> _Set exercise_
Output the full listing below exactly as it reads, and skip anything that is a picture.

> _Source data_
+++

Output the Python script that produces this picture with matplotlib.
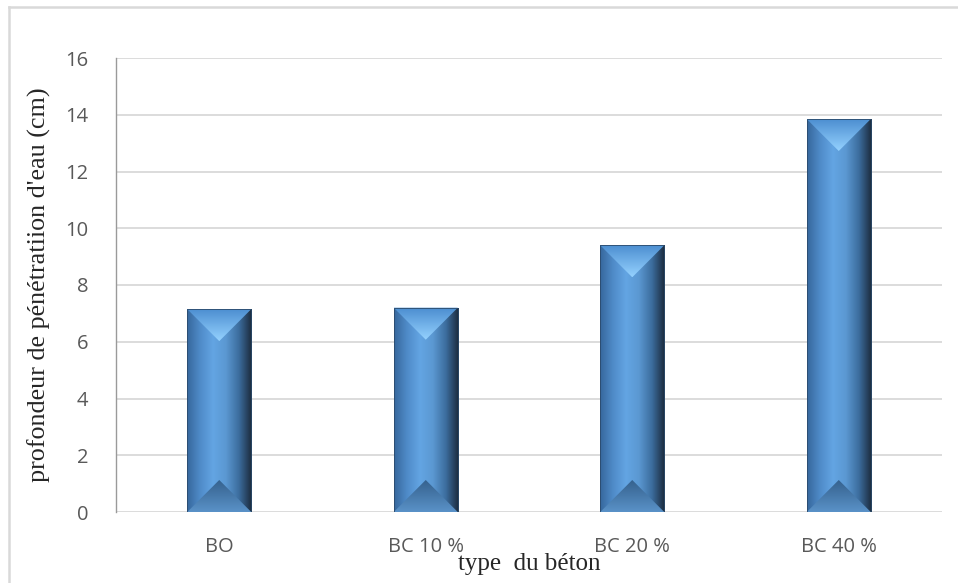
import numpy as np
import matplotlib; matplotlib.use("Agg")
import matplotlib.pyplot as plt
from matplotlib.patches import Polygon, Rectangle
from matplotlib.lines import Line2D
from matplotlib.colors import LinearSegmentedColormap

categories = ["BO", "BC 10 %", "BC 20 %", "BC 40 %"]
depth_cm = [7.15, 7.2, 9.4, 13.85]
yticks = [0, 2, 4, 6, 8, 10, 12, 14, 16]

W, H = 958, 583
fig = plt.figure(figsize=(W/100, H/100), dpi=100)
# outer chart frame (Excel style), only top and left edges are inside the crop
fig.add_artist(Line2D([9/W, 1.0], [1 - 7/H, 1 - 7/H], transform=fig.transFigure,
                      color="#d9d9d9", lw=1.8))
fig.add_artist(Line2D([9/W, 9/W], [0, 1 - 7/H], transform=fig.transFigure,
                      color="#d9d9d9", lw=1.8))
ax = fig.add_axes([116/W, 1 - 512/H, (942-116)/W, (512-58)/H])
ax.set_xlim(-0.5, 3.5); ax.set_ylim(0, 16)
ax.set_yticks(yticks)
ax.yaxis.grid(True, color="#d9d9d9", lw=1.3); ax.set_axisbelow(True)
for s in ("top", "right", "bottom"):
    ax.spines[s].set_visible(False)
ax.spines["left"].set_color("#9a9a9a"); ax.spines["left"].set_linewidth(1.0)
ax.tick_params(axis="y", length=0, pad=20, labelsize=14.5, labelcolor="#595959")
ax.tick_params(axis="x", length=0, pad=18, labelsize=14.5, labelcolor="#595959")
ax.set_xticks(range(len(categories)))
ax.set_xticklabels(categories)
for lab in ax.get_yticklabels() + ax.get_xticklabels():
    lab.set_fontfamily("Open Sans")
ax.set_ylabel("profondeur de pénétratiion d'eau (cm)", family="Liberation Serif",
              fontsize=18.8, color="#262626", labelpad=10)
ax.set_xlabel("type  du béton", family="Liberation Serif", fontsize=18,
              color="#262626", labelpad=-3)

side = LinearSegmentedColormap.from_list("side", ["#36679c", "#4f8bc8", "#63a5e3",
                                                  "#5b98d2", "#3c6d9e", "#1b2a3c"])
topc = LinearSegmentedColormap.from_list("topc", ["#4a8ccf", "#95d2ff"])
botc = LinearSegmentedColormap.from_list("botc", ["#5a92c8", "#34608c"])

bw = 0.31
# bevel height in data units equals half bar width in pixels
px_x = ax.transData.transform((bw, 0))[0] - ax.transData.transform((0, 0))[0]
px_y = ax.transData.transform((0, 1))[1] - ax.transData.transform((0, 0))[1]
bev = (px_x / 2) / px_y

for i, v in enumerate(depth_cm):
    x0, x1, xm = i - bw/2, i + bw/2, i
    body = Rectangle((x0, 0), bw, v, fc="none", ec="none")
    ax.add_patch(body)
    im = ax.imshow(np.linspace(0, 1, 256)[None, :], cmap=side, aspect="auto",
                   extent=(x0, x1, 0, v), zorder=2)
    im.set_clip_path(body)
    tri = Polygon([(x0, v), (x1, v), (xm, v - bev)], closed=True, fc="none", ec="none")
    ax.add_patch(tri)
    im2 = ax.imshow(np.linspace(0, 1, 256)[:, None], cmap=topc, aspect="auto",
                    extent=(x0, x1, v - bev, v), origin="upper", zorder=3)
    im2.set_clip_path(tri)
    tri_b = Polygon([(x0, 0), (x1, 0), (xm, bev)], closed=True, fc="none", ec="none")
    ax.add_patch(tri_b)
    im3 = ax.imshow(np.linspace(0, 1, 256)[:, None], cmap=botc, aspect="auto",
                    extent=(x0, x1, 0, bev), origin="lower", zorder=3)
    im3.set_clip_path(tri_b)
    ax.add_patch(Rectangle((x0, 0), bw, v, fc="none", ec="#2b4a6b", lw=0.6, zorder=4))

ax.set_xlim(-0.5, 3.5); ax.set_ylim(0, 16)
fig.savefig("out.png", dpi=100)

+++

> _The response_
Output the Python script that produces this picture with matplotlib.
import numpy as np
import matplotlib; matplotlib.use("Agg")
import matplotlib.pyplot as plt
from matplotlib.patches import Polygon, Rectangle
from matplotlib.lines import Line2D
from matplotlib.colors import LinearSegmentedColormap

categories = ["BO", "BC 10 %", "BC 20 %", "BC 40 %"]
depth_cm = [7.15, 7.2, 9.4, 13.85]
yticks = [0, 2, 4, 6, 8, 10, 12, 14, 16]

W, H = 958, 583
fig = plt.figure(figsize=(W/100, H/100), dpi=100)
# outer chart frame (Excel style), only top and left edges are inside the crop
fig.add_artist(Line2D([9/W, 1.0], [1 - 7/H, 1 - 7/H], transform=fig.transFigure,
                      color="#d9d9d9", lw=1.8))
fig.add_artist(Line2D([9/W, 9/W], [0, 1 - 7/H], transform=fig.transFigure,
                      color="#d9d9d9", lw=1.8))
ax = fig.add_axes([116/W, 1 - 512/H, (942-116)/W, (512-58)/H])
ax.set_xlim(-0.5, 3.5); ax.set_ylim(0, 16)
ax.set_yticks(yticks)
ax.yaxis.grid(True, color="#d9d9d9", lw=1.3); ax.set_axisbelow(True)
for s in ("top", "right", "bottom"):
    ax.spines[s].set_visible(False)
ax.spines["left"].set_color("#9a9a9a"); ax.spines["left"].set_linewidth(1.0)
ax.tick_params(axis="y", length=0, pad=20, labelsize=14.5, labelcolor="#595959")
ax.tick_params(axis="x", length=0, pad=18, labelsize=14.5, labelcolor="#595959")
ax.set_xticks(range(len(categories)))
ax.set_xticklabels(categories)
for lab in ax.get_yticklabels() + ax.get_xticklabels():
    lab.set_fontfamily("Open Sans")
ax.set_ylabel("profondeur de pénétratiion d'eau (cm)", family="Liberation Serif",
              fontsize=18.8, color="#262626", labelpad=10)
ax.set_xlabel("type  du béton", family="Liberation Serif", fontsize=18,
              color="#262626", labelpad=-3)

side = LinearSegmentedColormap.from_list("side", ["#36679c", "#4f8bc8", "#63a5e3",
                                                  "#5b98d2", "#3c6d9e", "#1b2a3c"])
topc = LinearSegmentedColormap.from_list("topc", ["#4a8ccf", "#95d2ff"])
botc = LinearSegmentedColormap.from_list("botc", ["#5a92c8", "#34608c"])

bw = 0.31
# bevel height in data units equals half bar width in pixels
px_x = ax.transData.transform((bw, 0))[0] - ax.transData.transform((0, 0))[0]
px_y = ax.transData.transform((0, 1))[1] - ax.transData.transform((0, 0))[1]
bev = (px_x / 2) / px_y

for i, v in enumerate(depth_cm):
    x0, x1, xm = i - bw/2, i + bw/2, i
    body = Rectangle((x0, 0), bw, v, fc="none", ec="none")
    ax.add_patch(body)
    im = ax.imshow(np.linspace(0, 1, 256)[None, :], cmap=side, aspect="auto",
                   extent=(x0, x1, 0, v), zorder=2)
    im.set_clip_path(body)
    tri = Polygon([(x0, v), (x1, v), (xm, v - bev)], closed=True, fc="none", ec="none")
    ax.add_patch(tri)
    im2 = ax.imshow(np.linspace(0, 1, 256)[:, None], cmap=topc, aspect="auto",
                    extent=(x0, x1, v - bev, v), origin="upper", zorder=3)
    im2.set_clip_path(tri)
    tri_b = Polygon([(x0, 0), (x1, 0), (xm, bev)], closed=True, fc="none", ec="none")
    ax.add_patch(tri_b)
    im3 = ax.imshow(np.linspace(0, 1, 256)[:, None], cmap=botc, aspect="auto",
                    extent=(x0, x1, 0, bev), origin="lower", zorder=3)
    im3.set_clip_path(tri_b)
    ax.add_patch(Rectangle((x0, 0), bw, v, fc="none", ec="#2b4a6b", lw=0.6, zorder=4))

ax.set_xlim(-0.5, 3.5); ax.set_ylim(0, 16)
fig.savefig("out.png", dpi=100)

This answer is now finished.